Code that draws figures
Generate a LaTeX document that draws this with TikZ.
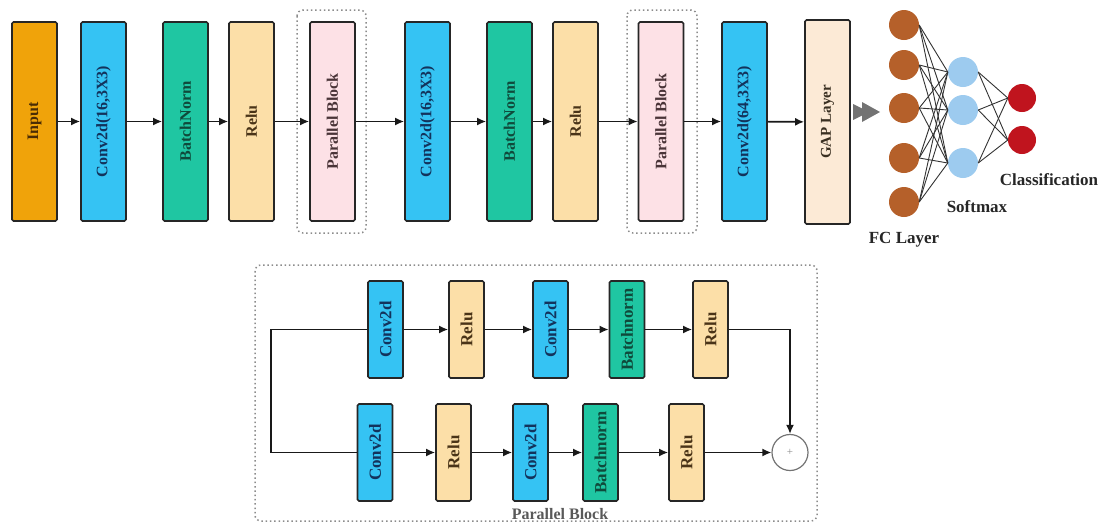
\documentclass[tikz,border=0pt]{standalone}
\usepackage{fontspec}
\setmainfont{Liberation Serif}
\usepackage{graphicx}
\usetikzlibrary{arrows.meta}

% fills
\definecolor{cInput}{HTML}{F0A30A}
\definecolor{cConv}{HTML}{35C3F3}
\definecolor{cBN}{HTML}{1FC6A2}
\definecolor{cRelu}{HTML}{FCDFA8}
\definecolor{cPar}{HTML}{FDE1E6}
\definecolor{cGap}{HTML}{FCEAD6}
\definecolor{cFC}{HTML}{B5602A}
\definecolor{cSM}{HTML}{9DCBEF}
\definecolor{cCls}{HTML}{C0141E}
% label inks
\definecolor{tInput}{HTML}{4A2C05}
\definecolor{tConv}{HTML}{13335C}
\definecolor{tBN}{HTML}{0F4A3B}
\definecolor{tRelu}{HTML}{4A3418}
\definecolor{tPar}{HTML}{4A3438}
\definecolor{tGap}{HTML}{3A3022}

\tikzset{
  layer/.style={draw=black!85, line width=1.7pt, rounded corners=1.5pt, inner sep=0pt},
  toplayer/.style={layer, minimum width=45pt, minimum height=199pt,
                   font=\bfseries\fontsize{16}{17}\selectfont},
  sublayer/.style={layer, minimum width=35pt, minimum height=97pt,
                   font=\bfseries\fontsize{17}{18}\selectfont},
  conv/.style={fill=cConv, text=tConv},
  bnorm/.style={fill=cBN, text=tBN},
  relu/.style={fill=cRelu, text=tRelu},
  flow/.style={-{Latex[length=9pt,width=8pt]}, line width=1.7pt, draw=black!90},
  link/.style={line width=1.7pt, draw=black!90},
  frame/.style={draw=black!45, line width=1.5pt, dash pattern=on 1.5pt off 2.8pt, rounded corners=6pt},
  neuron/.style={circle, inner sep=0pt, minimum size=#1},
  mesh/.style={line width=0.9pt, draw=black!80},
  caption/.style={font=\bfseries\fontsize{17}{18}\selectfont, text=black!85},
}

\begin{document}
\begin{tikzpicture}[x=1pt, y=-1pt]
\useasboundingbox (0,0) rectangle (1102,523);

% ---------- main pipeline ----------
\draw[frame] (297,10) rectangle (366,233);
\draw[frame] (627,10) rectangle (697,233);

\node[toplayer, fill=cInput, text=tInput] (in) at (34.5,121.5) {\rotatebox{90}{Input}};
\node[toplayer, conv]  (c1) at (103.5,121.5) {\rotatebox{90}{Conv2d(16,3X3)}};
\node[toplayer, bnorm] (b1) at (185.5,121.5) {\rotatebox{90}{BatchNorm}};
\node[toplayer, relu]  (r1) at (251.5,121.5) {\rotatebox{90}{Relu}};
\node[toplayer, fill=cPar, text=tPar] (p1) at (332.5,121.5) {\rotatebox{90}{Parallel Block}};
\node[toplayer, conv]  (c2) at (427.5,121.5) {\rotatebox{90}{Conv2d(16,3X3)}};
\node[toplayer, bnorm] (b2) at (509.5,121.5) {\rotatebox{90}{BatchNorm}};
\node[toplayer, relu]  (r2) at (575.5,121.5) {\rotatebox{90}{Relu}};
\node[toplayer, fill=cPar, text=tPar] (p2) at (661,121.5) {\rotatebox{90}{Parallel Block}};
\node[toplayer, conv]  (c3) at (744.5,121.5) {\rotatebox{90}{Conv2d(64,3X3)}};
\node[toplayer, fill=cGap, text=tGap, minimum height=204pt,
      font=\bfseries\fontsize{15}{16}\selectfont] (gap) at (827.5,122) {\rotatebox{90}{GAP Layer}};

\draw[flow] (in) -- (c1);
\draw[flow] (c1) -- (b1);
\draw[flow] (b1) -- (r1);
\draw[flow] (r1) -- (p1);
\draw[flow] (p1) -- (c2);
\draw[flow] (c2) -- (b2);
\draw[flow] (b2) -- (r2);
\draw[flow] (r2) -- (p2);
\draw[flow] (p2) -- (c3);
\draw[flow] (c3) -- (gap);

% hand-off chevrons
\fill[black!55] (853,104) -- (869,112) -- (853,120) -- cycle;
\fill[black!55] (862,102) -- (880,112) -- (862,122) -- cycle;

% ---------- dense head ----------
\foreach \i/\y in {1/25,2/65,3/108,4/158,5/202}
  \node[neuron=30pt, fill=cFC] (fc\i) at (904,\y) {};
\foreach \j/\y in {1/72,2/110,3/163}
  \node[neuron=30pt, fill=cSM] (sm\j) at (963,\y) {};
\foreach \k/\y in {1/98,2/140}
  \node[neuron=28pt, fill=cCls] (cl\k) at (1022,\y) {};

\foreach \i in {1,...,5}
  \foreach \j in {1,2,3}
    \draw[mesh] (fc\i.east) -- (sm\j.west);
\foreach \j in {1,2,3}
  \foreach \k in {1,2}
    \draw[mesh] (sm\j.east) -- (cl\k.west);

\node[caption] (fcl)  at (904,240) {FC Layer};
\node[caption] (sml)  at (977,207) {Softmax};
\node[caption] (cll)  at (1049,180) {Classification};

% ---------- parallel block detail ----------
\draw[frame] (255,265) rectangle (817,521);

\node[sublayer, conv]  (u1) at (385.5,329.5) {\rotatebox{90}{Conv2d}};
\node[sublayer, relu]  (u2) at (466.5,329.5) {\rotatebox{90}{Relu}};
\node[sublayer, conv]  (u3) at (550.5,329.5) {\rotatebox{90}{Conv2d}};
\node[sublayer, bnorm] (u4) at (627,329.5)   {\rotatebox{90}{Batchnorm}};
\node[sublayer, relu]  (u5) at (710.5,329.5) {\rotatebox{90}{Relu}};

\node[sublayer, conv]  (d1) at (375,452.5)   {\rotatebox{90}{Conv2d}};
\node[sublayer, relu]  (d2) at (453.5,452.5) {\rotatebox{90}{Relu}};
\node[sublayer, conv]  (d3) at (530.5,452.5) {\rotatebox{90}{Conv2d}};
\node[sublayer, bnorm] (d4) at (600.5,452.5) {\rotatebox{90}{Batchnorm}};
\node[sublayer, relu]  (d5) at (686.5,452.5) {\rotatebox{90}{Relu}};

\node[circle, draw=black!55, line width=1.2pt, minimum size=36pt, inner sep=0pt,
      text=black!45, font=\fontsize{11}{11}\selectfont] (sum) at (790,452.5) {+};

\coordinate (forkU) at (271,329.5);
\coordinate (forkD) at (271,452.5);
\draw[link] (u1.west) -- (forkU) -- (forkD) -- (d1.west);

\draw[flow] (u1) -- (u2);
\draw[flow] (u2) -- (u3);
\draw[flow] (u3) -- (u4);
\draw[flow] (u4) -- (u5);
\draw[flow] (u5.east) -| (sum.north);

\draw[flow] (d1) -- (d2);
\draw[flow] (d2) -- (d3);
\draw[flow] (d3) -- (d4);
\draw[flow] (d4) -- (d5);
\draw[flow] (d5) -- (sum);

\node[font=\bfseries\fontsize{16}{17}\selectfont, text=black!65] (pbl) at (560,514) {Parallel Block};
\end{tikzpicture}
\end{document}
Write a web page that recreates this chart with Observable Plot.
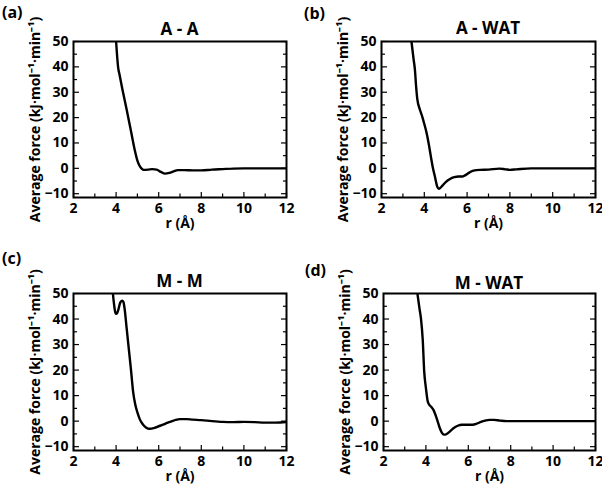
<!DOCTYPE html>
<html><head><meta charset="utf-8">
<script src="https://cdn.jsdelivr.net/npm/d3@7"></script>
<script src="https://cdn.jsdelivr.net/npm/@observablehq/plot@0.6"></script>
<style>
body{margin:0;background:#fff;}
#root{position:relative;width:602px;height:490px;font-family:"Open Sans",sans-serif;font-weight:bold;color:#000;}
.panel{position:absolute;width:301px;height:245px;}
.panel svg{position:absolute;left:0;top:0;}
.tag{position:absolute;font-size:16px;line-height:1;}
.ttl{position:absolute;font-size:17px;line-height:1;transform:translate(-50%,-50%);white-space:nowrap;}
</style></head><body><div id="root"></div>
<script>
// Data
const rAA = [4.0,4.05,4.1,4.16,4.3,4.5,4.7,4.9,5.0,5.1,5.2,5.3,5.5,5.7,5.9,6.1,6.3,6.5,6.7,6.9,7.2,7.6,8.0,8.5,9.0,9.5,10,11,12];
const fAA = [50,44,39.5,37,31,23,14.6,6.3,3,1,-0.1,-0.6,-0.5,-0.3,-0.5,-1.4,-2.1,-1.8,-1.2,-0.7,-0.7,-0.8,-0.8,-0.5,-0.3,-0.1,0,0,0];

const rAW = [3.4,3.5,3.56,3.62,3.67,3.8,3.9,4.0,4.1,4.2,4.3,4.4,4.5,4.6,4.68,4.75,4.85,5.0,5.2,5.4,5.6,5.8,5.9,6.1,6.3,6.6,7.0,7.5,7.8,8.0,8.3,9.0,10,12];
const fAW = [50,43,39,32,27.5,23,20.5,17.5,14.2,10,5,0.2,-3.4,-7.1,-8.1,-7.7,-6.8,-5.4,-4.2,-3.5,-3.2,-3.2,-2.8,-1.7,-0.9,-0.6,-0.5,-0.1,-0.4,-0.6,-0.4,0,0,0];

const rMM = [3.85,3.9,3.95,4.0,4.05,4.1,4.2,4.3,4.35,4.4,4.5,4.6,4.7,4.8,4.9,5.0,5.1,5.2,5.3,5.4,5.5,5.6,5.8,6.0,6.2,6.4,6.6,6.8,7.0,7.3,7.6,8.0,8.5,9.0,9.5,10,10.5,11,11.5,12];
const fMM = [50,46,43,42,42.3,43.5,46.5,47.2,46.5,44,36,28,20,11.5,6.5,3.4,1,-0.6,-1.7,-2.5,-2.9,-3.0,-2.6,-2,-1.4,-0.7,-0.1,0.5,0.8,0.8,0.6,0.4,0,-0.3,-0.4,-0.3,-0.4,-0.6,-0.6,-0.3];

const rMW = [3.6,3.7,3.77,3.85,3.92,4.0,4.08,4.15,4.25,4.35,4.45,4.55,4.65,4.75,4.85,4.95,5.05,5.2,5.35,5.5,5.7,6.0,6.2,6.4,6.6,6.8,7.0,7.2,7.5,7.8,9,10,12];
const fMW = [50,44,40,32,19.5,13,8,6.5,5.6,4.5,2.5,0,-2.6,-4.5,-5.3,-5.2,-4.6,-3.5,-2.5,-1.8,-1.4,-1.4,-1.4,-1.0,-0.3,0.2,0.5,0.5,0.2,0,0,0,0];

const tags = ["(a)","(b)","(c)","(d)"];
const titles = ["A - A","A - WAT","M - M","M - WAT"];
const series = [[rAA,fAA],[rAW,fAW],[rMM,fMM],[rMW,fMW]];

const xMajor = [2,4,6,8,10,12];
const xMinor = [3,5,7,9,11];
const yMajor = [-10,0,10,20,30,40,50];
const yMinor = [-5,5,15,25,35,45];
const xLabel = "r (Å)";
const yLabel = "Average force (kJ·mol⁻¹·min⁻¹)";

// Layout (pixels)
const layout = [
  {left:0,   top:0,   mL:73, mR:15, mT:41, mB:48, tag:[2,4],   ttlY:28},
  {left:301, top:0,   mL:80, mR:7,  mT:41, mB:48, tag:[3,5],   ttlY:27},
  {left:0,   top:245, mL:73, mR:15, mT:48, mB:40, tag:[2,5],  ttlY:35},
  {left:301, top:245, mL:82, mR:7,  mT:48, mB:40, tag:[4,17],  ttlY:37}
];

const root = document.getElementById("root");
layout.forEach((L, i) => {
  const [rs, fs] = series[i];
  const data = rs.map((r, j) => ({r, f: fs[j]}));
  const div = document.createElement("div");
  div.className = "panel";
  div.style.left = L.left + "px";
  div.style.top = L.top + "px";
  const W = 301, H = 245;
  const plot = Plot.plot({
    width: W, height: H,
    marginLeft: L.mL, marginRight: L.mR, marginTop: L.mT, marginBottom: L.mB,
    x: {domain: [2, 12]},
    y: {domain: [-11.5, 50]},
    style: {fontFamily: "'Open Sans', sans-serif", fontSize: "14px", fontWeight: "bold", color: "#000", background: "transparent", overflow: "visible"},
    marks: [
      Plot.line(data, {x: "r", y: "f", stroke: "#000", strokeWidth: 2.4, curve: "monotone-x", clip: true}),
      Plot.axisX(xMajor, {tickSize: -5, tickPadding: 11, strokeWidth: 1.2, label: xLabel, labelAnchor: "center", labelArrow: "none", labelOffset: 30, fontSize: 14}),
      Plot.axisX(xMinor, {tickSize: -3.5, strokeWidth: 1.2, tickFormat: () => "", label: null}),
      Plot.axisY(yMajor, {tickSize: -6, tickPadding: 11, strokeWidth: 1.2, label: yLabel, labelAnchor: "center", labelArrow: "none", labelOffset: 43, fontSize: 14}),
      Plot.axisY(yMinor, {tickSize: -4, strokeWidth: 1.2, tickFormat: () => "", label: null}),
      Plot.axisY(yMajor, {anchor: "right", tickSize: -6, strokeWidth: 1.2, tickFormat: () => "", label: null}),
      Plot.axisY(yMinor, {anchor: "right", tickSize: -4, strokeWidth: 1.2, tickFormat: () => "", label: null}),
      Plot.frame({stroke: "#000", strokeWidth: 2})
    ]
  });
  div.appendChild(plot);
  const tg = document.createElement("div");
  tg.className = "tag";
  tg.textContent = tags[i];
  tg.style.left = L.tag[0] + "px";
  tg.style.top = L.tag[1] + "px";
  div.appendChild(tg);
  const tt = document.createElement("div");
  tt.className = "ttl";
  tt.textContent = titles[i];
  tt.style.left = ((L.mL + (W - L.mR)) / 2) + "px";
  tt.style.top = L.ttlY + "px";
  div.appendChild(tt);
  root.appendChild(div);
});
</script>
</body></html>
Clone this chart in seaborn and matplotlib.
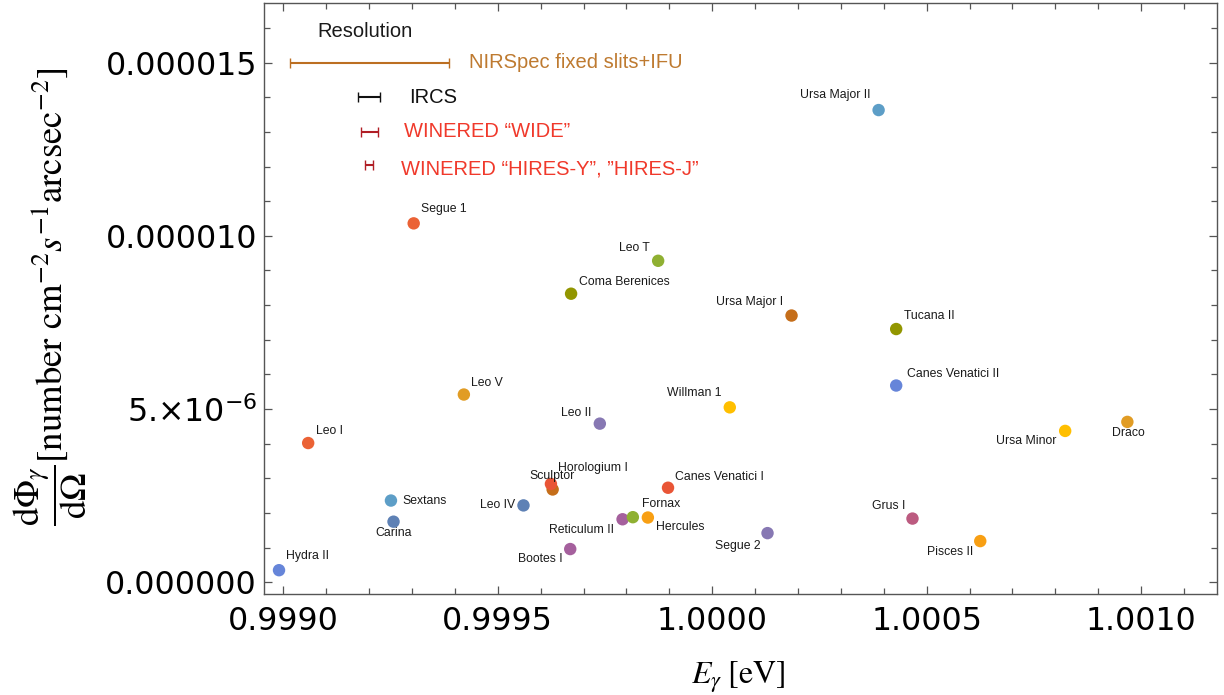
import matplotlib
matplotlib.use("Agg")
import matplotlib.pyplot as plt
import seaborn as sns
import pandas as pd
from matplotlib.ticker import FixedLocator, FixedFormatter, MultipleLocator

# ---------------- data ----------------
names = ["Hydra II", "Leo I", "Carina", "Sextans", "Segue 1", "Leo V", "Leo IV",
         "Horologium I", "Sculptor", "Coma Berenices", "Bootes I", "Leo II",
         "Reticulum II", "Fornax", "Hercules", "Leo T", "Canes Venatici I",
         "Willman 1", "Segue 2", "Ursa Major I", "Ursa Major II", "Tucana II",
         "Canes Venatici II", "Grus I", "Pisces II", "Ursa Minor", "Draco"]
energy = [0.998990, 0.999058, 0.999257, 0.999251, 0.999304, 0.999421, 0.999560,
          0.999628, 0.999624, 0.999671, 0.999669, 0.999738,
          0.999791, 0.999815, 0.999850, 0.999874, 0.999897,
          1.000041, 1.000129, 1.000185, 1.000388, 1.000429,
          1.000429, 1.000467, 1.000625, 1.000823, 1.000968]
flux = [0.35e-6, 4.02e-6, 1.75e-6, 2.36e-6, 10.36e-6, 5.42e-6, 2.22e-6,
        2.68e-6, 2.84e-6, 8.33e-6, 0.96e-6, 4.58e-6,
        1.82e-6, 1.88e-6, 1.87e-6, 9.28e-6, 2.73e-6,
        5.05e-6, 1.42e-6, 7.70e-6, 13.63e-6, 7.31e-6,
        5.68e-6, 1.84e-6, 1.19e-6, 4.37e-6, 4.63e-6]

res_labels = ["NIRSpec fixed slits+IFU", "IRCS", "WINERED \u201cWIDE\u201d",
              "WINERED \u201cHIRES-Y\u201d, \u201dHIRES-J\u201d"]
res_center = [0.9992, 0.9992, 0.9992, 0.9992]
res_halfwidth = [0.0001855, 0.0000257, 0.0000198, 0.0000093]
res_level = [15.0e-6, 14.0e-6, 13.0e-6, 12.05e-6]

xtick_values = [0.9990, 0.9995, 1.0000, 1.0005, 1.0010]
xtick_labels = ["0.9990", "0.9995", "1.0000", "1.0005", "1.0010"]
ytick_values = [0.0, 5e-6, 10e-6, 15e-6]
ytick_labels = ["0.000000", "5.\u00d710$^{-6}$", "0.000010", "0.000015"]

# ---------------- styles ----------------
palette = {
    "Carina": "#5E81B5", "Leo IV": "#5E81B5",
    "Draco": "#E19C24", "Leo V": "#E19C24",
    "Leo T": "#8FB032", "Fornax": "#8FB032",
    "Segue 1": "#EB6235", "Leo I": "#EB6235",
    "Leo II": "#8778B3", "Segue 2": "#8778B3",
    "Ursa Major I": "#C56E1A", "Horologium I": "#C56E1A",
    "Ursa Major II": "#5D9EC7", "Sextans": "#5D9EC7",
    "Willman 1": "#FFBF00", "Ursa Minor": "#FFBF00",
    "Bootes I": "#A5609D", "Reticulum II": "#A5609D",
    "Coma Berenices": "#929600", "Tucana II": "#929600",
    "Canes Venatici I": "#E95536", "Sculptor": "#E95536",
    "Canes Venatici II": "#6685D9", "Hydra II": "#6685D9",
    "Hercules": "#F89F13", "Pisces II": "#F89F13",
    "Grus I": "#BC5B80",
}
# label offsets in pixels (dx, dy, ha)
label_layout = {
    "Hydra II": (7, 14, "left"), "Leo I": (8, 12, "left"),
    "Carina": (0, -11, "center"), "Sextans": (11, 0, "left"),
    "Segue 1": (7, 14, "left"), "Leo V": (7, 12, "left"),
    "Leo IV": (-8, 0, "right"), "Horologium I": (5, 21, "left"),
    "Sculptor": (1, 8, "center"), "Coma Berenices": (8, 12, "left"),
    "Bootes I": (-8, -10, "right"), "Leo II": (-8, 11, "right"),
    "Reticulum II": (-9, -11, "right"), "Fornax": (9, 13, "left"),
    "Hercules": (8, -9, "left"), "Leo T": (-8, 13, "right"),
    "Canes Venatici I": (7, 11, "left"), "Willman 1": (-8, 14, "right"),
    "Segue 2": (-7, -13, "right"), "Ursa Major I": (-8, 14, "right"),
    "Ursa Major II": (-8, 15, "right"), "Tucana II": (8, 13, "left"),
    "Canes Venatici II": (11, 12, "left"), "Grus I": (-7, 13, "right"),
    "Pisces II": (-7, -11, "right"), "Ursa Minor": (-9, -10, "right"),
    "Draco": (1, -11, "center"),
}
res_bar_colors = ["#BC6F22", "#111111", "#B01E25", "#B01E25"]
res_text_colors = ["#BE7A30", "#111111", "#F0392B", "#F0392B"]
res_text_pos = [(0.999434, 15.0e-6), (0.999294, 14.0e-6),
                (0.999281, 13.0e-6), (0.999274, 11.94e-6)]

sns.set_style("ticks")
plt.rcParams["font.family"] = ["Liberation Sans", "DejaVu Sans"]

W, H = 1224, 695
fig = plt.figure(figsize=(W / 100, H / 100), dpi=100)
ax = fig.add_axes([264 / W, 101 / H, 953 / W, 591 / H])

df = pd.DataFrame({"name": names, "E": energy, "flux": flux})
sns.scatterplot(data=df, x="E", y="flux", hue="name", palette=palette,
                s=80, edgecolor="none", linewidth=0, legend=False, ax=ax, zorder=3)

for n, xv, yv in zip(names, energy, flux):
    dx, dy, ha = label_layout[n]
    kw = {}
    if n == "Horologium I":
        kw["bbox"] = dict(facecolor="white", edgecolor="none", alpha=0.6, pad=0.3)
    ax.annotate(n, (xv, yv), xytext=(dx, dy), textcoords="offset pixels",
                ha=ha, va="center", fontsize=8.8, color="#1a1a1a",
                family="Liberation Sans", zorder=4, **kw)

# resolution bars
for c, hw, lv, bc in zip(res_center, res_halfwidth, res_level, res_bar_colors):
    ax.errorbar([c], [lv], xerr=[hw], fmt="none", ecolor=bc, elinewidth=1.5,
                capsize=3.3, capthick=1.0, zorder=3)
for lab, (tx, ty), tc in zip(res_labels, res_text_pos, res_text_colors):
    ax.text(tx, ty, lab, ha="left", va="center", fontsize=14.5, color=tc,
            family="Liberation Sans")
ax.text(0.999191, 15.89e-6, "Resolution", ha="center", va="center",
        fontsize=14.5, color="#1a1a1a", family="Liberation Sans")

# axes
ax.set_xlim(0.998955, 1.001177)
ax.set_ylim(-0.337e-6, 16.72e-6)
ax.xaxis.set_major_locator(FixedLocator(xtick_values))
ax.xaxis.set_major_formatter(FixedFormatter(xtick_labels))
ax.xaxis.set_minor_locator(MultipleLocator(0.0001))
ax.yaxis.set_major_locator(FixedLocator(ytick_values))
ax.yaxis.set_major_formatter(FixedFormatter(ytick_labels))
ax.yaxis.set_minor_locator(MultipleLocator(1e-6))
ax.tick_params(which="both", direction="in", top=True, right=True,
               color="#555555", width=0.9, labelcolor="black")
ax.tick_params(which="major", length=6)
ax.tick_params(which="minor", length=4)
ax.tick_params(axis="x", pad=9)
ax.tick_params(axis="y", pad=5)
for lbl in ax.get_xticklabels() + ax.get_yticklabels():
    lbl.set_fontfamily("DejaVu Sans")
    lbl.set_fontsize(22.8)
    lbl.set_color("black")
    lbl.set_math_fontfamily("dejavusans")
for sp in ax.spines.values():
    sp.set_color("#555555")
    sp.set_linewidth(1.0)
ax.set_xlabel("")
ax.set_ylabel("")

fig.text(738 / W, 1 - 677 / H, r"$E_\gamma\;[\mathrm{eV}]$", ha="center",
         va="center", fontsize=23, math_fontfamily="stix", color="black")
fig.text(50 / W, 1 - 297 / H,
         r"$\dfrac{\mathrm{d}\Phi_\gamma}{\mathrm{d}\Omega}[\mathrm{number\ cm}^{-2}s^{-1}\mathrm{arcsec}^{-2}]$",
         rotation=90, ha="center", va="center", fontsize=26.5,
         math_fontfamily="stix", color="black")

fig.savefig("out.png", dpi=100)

» **PROBLEM TO SOLVE**:
Leave out the pictures and give again exactly the lines from the one with "Clone this chart in seaborn and matplotlib." through the one with "5.68e-6, 1.84e-6, 1.19e-6, 4.37e-6, 4.63e-6]", and no others.

» **RESULT OF THE TASK**:
Clone this chart in seaborn and matplotlib.
import matplotlib
matplotlib.use("Agg")
import matplotlib.pyplot as plt
import seaborn as sns
import pandas as pd
from matplotlib.ticker import FixedLocator, FixedFormatter, MultipleLocator

# ---------------- data ----------------
names = ["Hydra II", "Leo I", "Carina", "Sextans", "Segue 1", "Leo V", "Leo IV",
         "Horologium I", "Sculptor", "Coma Berenices", "Bootes I", "Leo II",
         "Reticulum II", "Fornax", "Hercules", "Leo T", "Canes Venatici I",
         "Willman 1", "Segue 2", "Ursa Major I", "Ursa Major II", "Tucana II",
         "Canes Venatici II", "Grus I", "Pisces II", "Ursa Minor", "Draco"]
energy = [0.998990, 0.999058, 0.999257, 0.999251, 0.999304, 0.999421, 0.999560,
          0.999628, 0.999624, 0.999671, 0.999669, 0.999738,
          0.999791, 0.999815, 0.999850, 0.999874, 0.999897,
          1.000041, 1.000129, 1.000185, 1.000388, 1.000429,
          1.000429, 1.000467, 1.000625, 1.000823, 1.000968]
flux = [0.35e-6, 4.02e-6, 1.75e-6, 2.36e-6, 10.36e-6, 5.42e-6, 2.22e-6,
        2.68e-6, 2.84e-6, 8.33e-6, 0.96e-6, 4.58e-6,
        1.82e-6, 1.88e-6, 1.87e-6, 9.28e-6, 2.73e-6,
        5.05e-6, 1.42e-6, 7.70e-6, 13.63e-6, 7.31e-6,
        5.68e-6, 1.84e-6, 1.19e-6, 4.37e-6, 4.63e-6]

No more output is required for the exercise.